[begin Data lines]
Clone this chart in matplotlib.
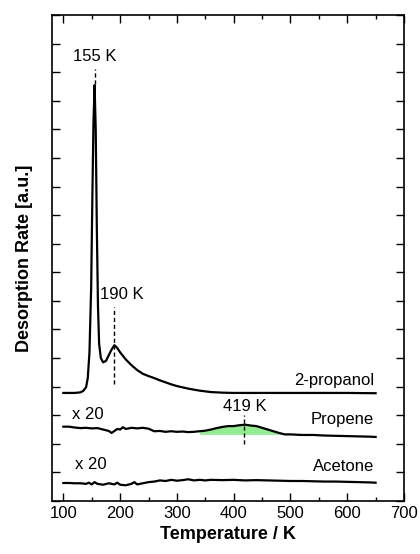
import matplotlib.pyplot as plt
from matplotlib.ticker import MultipleLocator, NullFormatter

plt.rcParams['font.family'] = ['Liberation Sans', 'DejaVu Sans']

# 2-propanol trace
t_prop = [100, 110, 120, 130, 135, 140, 143, 146, 149, 151, 153, 155, 157, 159, 161, 163, 166, 170,
          175, 180, 185, 190, 195, 200, 210, 220, 230, 240, 250, 260, 270, 280, 290, 300, 320, 340,
          360, 380, 400, 450, 500, 550, 600, 650]
y_prop = [3.78, 3.78, 3.78, 3.80, 3.85, 3.98, 4.3, 5.2, 7.5, 10.5, 13.2, 14.55, 13.0, 9.5, 6.8, 5.5,
          5.0, 4.85, 4.9, 5.1, 5.3, 5.45, 5.35, 5.2, 4.95, 4.75, 4.58, 4.45, 4.37, 4.3, 4.22, 4.15,
          4.08, 4.02, 3.93, 3.86, 3.81, 3.79, 3.78, 3.78, 3.78, 3.78, 3.78, 3.77]

# propene trace (x 20)
t_pro = [100, 110, 120, 130, 140, 150, 160, 170, 180, 185, 190, 195, 200, 205, 210, 220, 230, 240,
         250, 260, 270, 280, 290, 300, 310, 320, 330, 340, 350, 360, 370, 380, 390, 400, 410, 420,
         430, 440, 450, 460, 470, 480, 490, 500, 520, 540, 560, 580, 600, 620, 640, 650]
y_pro = [2.60, 2.60, 2.57, 2.55, 2.56, 2.54, 2.55, 2.50, 2.45, 2.38, 2.45, 2.52, 2.50, 2.58, 2.52,
         2.56, 2.54, 2.56, 2.53, 2.44, 2.45, 2.42, 2.44, 2.42, 2.43, 2.41, 2.42, 2.44, 2.46, 2.50,
         2.55, 2.59, 2.62, 2.62, 2.65, 2.67, 2.64, 2.62, 2.56, 2.50, 2.44, 2.38, 2.33, 2.33, 2.31,
         2.31, 2.29, 2.28, 2.27, 2.26, 2.25, 2.24]

# acetone trace (x 20)
t_ace = [100, 110, 120, 130, 140, 145, 150, 155, 160, 170, 180, 190, 195, 200, 210, 220, 225, 230,
         240, 250, 260, 270, 280, 290, 300, 310, 320, 330, 340, 350, 360, 380, 400, 420, 440, 460,
         480, 500, 520, 540, 560, 580, 600, 620, 640, 650]
y_ace = [0.63, 0.63, 0.62, 0.62, 0.60, 0.64, 0.58, 0.66, 0.60, 0.57, 0.62, 0.58, 0.64, 0.57, 0.55,
         0.60, 0.66, 0.58, 0.62, 0.66, 0.68, 0.72, 0.70, 0.74, 0.71, 0.73, 0.76, 0.72, 0.74, 0.72,
         0.74, 0.73, 0.74, 0.72, 0.73, 0.72, 0.71, 0.70, 0.70, 0.69, 0.68, 0.68, 0.67, 0.66, 0.65,
         0.64]

propene_base = 2.33
fill_range = (340, 490)

fig = plt.figure(figsize=(4.2, 5.54), dpi=100)
ax = fig.add_axes([52 / 420, 53 / 554, 352 / 420, 486 / 554])

ax.plot(t_prop, y_prop, color='black', lw=1.6)
ax.plot(t_pro, y_pro, color='black', lw=1.6)
ax.plot(t_ace, y_ace, color='black', lw=1.6)

# green area under the propene peak
ft = [t for t in t_pro if fill_range[0] <= t <= fill_range[1]]
fy = [y for t, y in zip(t_pro, y_pro) if fill_range[0] <= t <= fill_range[1]]
ax.fill_between(ft, propene_base, fy, where=[y >= propene_base for y in fy],
                color='#90ee90', lw=0, zorder=1)

# peak markers
ax.plot([155, 155], [14.6, 15.1], color='black', lw=1, ls=(0, (3, 2)))
ax.plot([190, 190], [4.1, 6.8], color='black', lw=1, ls=(0, (3, 2)))
ax.plot([419, 419], [2.0, 3.0], color='black', lw=1, ls=(0, (3, 2)))
ax.text(155, 15.3, '155 K', ha='center', va='bottom', fontsize=12)
ax.text(203, 6.95, '190 K', ha='center', va='bottom', fontsize=12)
ax.text(419, 3.05, '419 K', ha='center', va='bottom', fontsize=12)

# trace names
ax.text(647, 3.95, '2-propanol', ha='right', va='bottom', fontsize=12)
ax.text(647, 2.6, 'Propene', ha='right', va='bottom', fontsize=12)
ax.text(647, 0.95, 'Acetone', ha='right', va='bottom', fontsize=12)
ax.text(116, 2.75, 'x 20', ha='left', va='bottom', fontsize=12)
ax.text(121, 1.0, 'x 20', ha='left', va='bottom', fontsize=12)

ax.set_xlim(80, 700)
ax.set_ylim(0, 17)
ax.xaxis.set_major_locator(MultipleLocator(100))
ax.xaxis.set_minor_locator(MultipleLocator(50))
ax.yaxis.set_major_locator(MultipleLocator(1))
ax.yaxis.set_major_formatter(NullFormatter())
ax.tick_params(which='both', direction='in', top=True, right=True, width=1)
ax.tick_params(which='major', length=6, labelsize=12)
ax.tick_params(which='minor', length=3)
ax.tick_params(axis='y', length=6)
for s in ax.spines.values():
    s.set_linewidth(1.2)

ax.set_xlabel('Temperature / K', fontsize=13, fontweight='bold')
ax.set_ylabel('Desorption Rate [a.u.]', fontsize=13, fontweight='bold', labelpad=10)

fig.savefig('out.png', dpi=100)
[end Data lines]
Given task: Without the pictures, print the whole listing exactly as given.

Response below:
Clone this chart in matplotlib.
import matplotlib.pyplot as plt
from matplotlib.ticker import MultipleLocator, NullFormatter

plt.rcParams['font.family'] = ['Liberation Sans', 'DejaVu Sans']

# 2-propanol trace
t_prop = [100, 110, 120, 130, 135, 140, 143, 146, 149, 151, 153, 155, 157, 159, 161, 163, 166, 170,
          175, 180, 185, 190, 195, 200, 210, 220, 230, 240, 250, 260, 270, 280, 290, 300, 320, 340,
          360, 380, 400, 450, 500, 550, 600, 650]
y_prop = [3.78, 3.78, 3.78, 3.80, 3.85, 3.98, 4.3, 5.2, 7.5, 10.5, 13.2, 14.55, 13.0, 9.5, 6.8, 5.5,
          5.0, 4.85, 4.9, 5.1, 5.3, 5.45, 5.35, 5.2, 4.95, 4.75, 4.58, 4.45, 4.37, 4.3, 4.22, 4.15,
          4.08, 4.02, 3.93, 3.86, 3.81, 3.79, 3.78, 3.78, 3.78, 3.78, 3.78, 3.77]

# propene trace (x 20)
t_pro = [100, 110, 120, 130, 140, 150, 160, 170, 180, 185, 190, 195, 200, 205, 210, 220, 230, 240,
         250, 260, 270, 280, 290, 300, 310, 320, 330, 340, 350, 360, 370, 380, 390, 400, 410, 420,
         430, 440, 450, 460, 470, 480, 490, 500, 520, 540, 560, 580, 600, 620, 640, 650]
y_pro = [2.60, 2.60, 2.57, 2.55, 2.56, 2.54, 2.55, 2.50, 2.45, 2.38, 2.45, 2.52, 2.50, 2.58, 2.52,
         2.56, 2.54, 2.56, 2.53, 2.44, 2.45, 2.42, 2.44, 2.42, 2.43, 2.41, 2.42, 2.44, 2.46, 2.50,
         2.55, 2.59, 2.62, 2.62, 2.65, 2.67, 2.64, 2.62, 2.56, 2.50, 2.44, 2.38, 2.33, 2.33, 2.31,
         2.31, 2.29, 2.28, 2.27, 2.26, 2.25, 2.24]

# acetone trace (x 20)
t_ace = [100, 110, 120, 130, 140, 145, 150, 155, 160, 170, 180, 190, 195, 200, 210, 220, 225, 230,
         240, 250, 260, 270, 280, 290, 300, 310, 320, 330, 340, 350, 360, 380, 400, 420, 440, 460,
         480, 500, 520, 540, 560, 580, 600, 620, 640, 650]
y_ace = [0.63, 0.63, 0.62, 0.62, 0.60, 0.64, 0.58, 0.66, 0.60, 0.57, 0.62, 0.58, 0.64, 0.57, 0.55,
         0.60, 0.66, 0.58, 0.62, 0.66, 0.68, 0.72, 0.70, 0.74, 0.71, 0.73, 0.76, 0.72, 0.74, 0.72,
         0.74, 0.73, 0.74, 0.72, 0.73, 0.72, 0.71, 0.70, 0.70, 0.69, 0.68, 0.68, 0.67, 0.66, 0.65,
         0.64]

propene_base = 2.33
fill_range = (340, 490)

fig = plt.figure(figsize=(4.2, 5.54), dpi=100)
ax = fig.add_axes([52 / 420, 53 / 554, 352 / 420, 486 / 554])

ax.plot(t_prop, y_prop, color='black', lw=1.6)
ax.plot(t_pro, y_pro, color='black', lw=1.6)
ax.plot(t_ace, y_ace, color='black', lw=1.6)

# green area under the propene peak
ft = [t for t in t_pro if fill_range[0] <= t <= fill_range[1]]
fy = [y for t, y in zip(t_pro, y_pro) if fill_range[0] <= t <= fill_range[1]]
ax.fill_between(ft, propene_base, fy, where=[y >= propene_base for y in fy],
                color='#90ee90', lw=0, zorder=1)

# peak markers
ax.plot([155, 155], [14.6, 15.1], color='black', lw=1, ls=(0, (3, 2)))
ax.plot([190, 190], [4.1, 6.8], color='black', lw=1, ls=(0, (3, 2)))
ax.plot([419, 419], [2.0, 3.0], color='black', lw=1, ls=(0, (3, 2)))
ax.text(155, 15.3, '155 K', ha='center', va='bottom', fontsize=12)
ax.text(203, 6.95, '190 K', ha='center', va='bottom', fontsize=12)
ax.text(419, 3.05, '419 K', ha='center', va='bottom', fontsize=12)

# trace names
ax.text(647, 3.95, '2-propanol', ha='right', va='bottom', fontsize=12)
ax.text(647, 2.6, 'Propene', ha='right', va='bottom', fontsize=12)
ax.text(647, 0.95, 'Acetone', ha='right', va='bottom', fontsize=12)
ax.text(116, 2.75, 'x 20', ha='left', va='bottom', fontsize=12)
ax.text(121, 1.0, 'x 20', ha='left', va='bottom', fontsize=12)

ax.set_xlim(80, 700)
ax.set_ylim(0, 17)
ax.xaxis.set_major_locator(MultipleLocator(100))
ax.xaxis.set_minor_locator(MultipleLocator(50))
ax.yaxis.set_major_locator(MultipleLocator(1))
ax.yaxis.set_major_formatter(NullFormatter())
ax.tick_params(which='both', direction='in', top=True, right=True, width=1)
ax.tick_params(which='major', length=6, labelsize=12)
ax.tick_params(which='minor', length=3)
ax.tick_params(axis='y', length=6)
for s in ax.spines.values():
    s.set_linewidth(1.2)

ax.set_xlabel('Temperature / K', fontsize=13, fontweight='bold')
ax.set_ylabel('Desorption Rate [a.u.]', fontsize=13, fontweight='bold', labelpad=10)

fig.savefig('out.png', dpi=100)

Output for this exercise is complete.